The score is by Barrington Pheloung, whom I had never heard of. I looked him up and he has scored some 45 movies, so he’s no newcomer. Played by the London Metropolitan Orchestra, it has elements of classical symphonic, chamber music, and that plinky-plinky stuff from “American Beauty.” I really liked it and felt it helped underscore and define the unspoken aspects of the characters’ interrelations.

The art direction, camera direction, lighting, and photography are topnotch and subtly effective and evocative. Mirabelle draws charcoal sketches and we often see her shading in the black edges of her paper subjects. Much of the film is shot this way, with centrally lit characters in a frame edging gradually to black on the edges. It is a style reminiscent of the Dutch Masters school of art, where the central character is lit within a dark surround. There are a few subtle effects shots (I loved the flower petals blowing around Mirabelle at the gallery parking lot) and only one short trick shot that pulls you out of the story.
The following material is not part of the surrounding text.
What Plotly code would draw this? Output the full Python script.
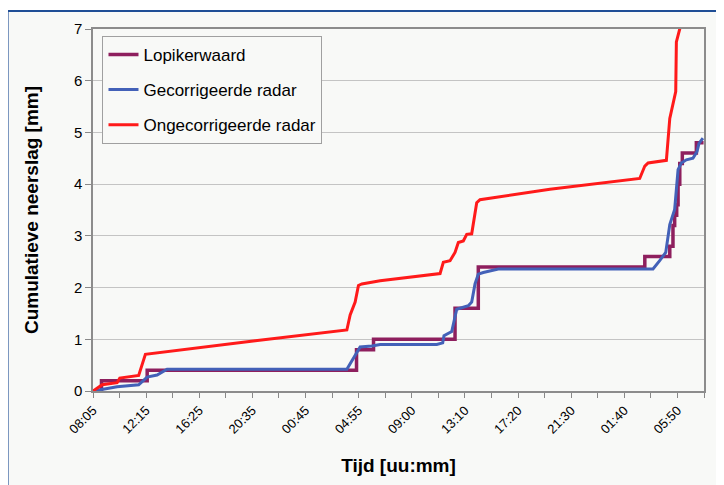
import plotly.graph_objects as go

# x in 5-minute steps from 08:05 (category positions)
tick_labels = ["08:05", "12:15", "16:25", "20:35", "00:45", "04:55",
               "09:00", "13:10", "17:20", "21:30", "01:40", "05:50"]

lopik_x = [0, 8, 51, 248, 264, 340.7, 362.6, 519.3, 542.8, 545.8, 547.4,
           549.3, 550.6, 552.2, 554.6, 567.8, 574.6]
lopik_y = [0, 0.2, 0.4, 0.8, 1.0, 1.6, 2.4, 2.6, 2.8, 3.2, 3.4,
           3.6, 4.0, 4.4, 4.6, 4.8, 4.8]

gecor_x = [0, 5.2, 11.7, 22.7, 43, 47.7, 50.9, 60.3, 69.7, 238.9, 246.7,
           251.4, 262.4, 270.2, 323.5, 329.1, 330.3, 337.6, 342.3, 353.2,
           356.4, 359.5, 362.6, 367.3, 381.4, 527, 533.3, 539, 542.8, 547.4,
           550.6, 553.7, 558.4, 564.6, 568.4, 570.3, 574]
gecor_y = [0, 0.02, 0.05, 0.08, 0.12, 0.21, 0.27, 0.31, 0.42, 0.42, 0.69,
           0.85, 0.87, 0.90, 0.90, 0.93, 1.07, 1.15, 1.58, 1.65,
           1.72, 2.07, 2.26, 2.29, 2.36, 2.36, 2.52, 2.68, 3.22, 3.51,
           4.28, 4.41, 4.47, 4.50, 4.63, 4.79, 4.89]

ongecor_x = [0, 8.6, 22.7, 25.2, 43, 45.6, 49.3, 152.7, 238.9, 242, 246.7,
             249.8, 253, 270.2, 326.6, 329.7, 336, 340.7, 343.8, 348.5,
             351.7, 356.4, 361.1, 364.2, 430, 514.5, 519.3, 522.4, 539.6,
             542.8, 545.8, 548.4, 549, 552.8, 556]
ongecor_y = [0, 0.12, 0.16, 0.25, 0.30, 0.47, 0.71, 0.97, 1.18, 1.47, 1.72,
             2.04, 2.07, 2.13, 2.27, 2.49, 2.52, 2.68, 2.87, 2.90,
             3.03, 3.04, 3.64, 3.70, 3.90, 4.11, 4.35, 4.41, 4.46,
             5.27, 5.56, 5.79, 6.75, 7.05, 7.4]

font_family = "Arial, Liberation Sans, sans-serif"
bg = "#F8F9F7"

fig = go.Figure()
fig.add_trace(go.Scatter(x=lopik_x, y=lopik_y, mode="lines", name="Lopikerwaard",
                         line=dict(color="#8E1F5E", width=3.5, shape="hv"),
                         legendgroup="a"))
fig.add_trace(go.Scatter(x=gecor_x, y=gecor_y, mode="lines", name="Gecorrigeerde radar",
                         line=dict(color="#4361B8", width=3),
                         legendgroup="b"))
fig.add_trace(go.Scatter(x=ongecor_x, y=ongecor_y, mode="lines", name="Ongecorrigeerde radar",
                         line=dict(color="#FF1A1A", width=3),
                         legendgroup="c"))

tickvals = list(range(0, 576, 25))
ticktext = [tick_labels[i // 2] if i % 2 == 0 and i // 2 < len(tick_labels) else ""
            for i in range(len(tickvals))]

OFF = 8  # page body margin
L, R, T, B = 92.5 - OFF, 704 - OFF, 27 - OFF, 391 - OFF
W, H = 716, 477
pw, ph = R - L, B - T

fig.update_layout(
    width=W, height=H,
    margin=dict(l=L, r=W - R, t=T, b=H - B),
    paper_bgcolor="white",
    plot_bgcolor=bg,
    font=dict(family=font_family, color="black"),
    showlegend=True,
    legend=dict(x=(102 - OFF - L) / pw, y=(B - (34 - OFF)) / ph, xanchor="left", yanchor="top",
                bgcolor=bg, bordercolor="#A0A0A0", borderwidth=1,
                font=dict(size=17, family=font_family),
                traceorder="grouped", tracegroupgap=10),
    shapes=[dict(type="rect", xref="paper", yref="paper", layer="below",
                 x0=(7 - OFF - L) / pw, x1=(740 - L) / pw,
                 y0=(B - 500) / ph, y1=(B - (9 - OFF)) / ph,
                 line=dict(color="#1F4E96", width=2), fillcolor=bg)],
)

fig.update_xaxes(range=[0, 575], tickmode="array", tickvals=tickvals, ticktext=ticktext,
                 tickangle=-45, tickfont=dict(size=13), ticks="outside", ticklen=5,
                 tickcolor="#888888", showgrid=False, zeroline=False,
                 showline=True, linecolor="#8C8C8C", linewidth=1.5, mirror=True,
                 title=dict(text="<b>Tijd [uu:mm]</b>", font=dict(size=19), standoff=23))
fig.update_yaxes(range=[0, 7], dtick=1, tickfont=dict(size=15), ticks="outside", ticklen=6,
                 tickcolor="#888888", showgrid=True, gridcolor="#C4C4C4", gridwidth=1,
                 zeroline=False, showline=True, linecolor="#8C8C8C", linewidth=1.5, mirror=True,
                 title=dict(text="<b>Cumulatieve neerslag [mm]</b>", font=dict(size=19), standoff=30))

fig.write_html("out.html")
The movie opens and ends with Steve Martin reading a voiceover narrative as if he is reading the opening and closing pages of his book. And for all I know, he is. The third-party omniscient exposition of the characters’ feelings clashes terribly with the rest of the film, where they communicate with the audience through their expressiveness in natural dialog and emotive abilities. I think the film would be better with the voiceover removed (hey, if they did it to “Blade Runner” they can do it to this!)

Shopgirl isn’t a perfect movie. There are some slow bits that could have been tightened up. The Steve Martin character seemed a little creepy and menacing to me in early scenes where he should have been more likable and appealing to Mirabelle. But I liked the intelligence and wistfulness of the script, I loved the technical artistry of the movie, and I admired the acting. Recommended.

Parents note: I don’t recall any swearing. There is no violence. There is suggested sexuality, but nothing graphic. Nudity is confined to one female backside shot. Kids will be bored silly by this, but they can safely be playing in the same room.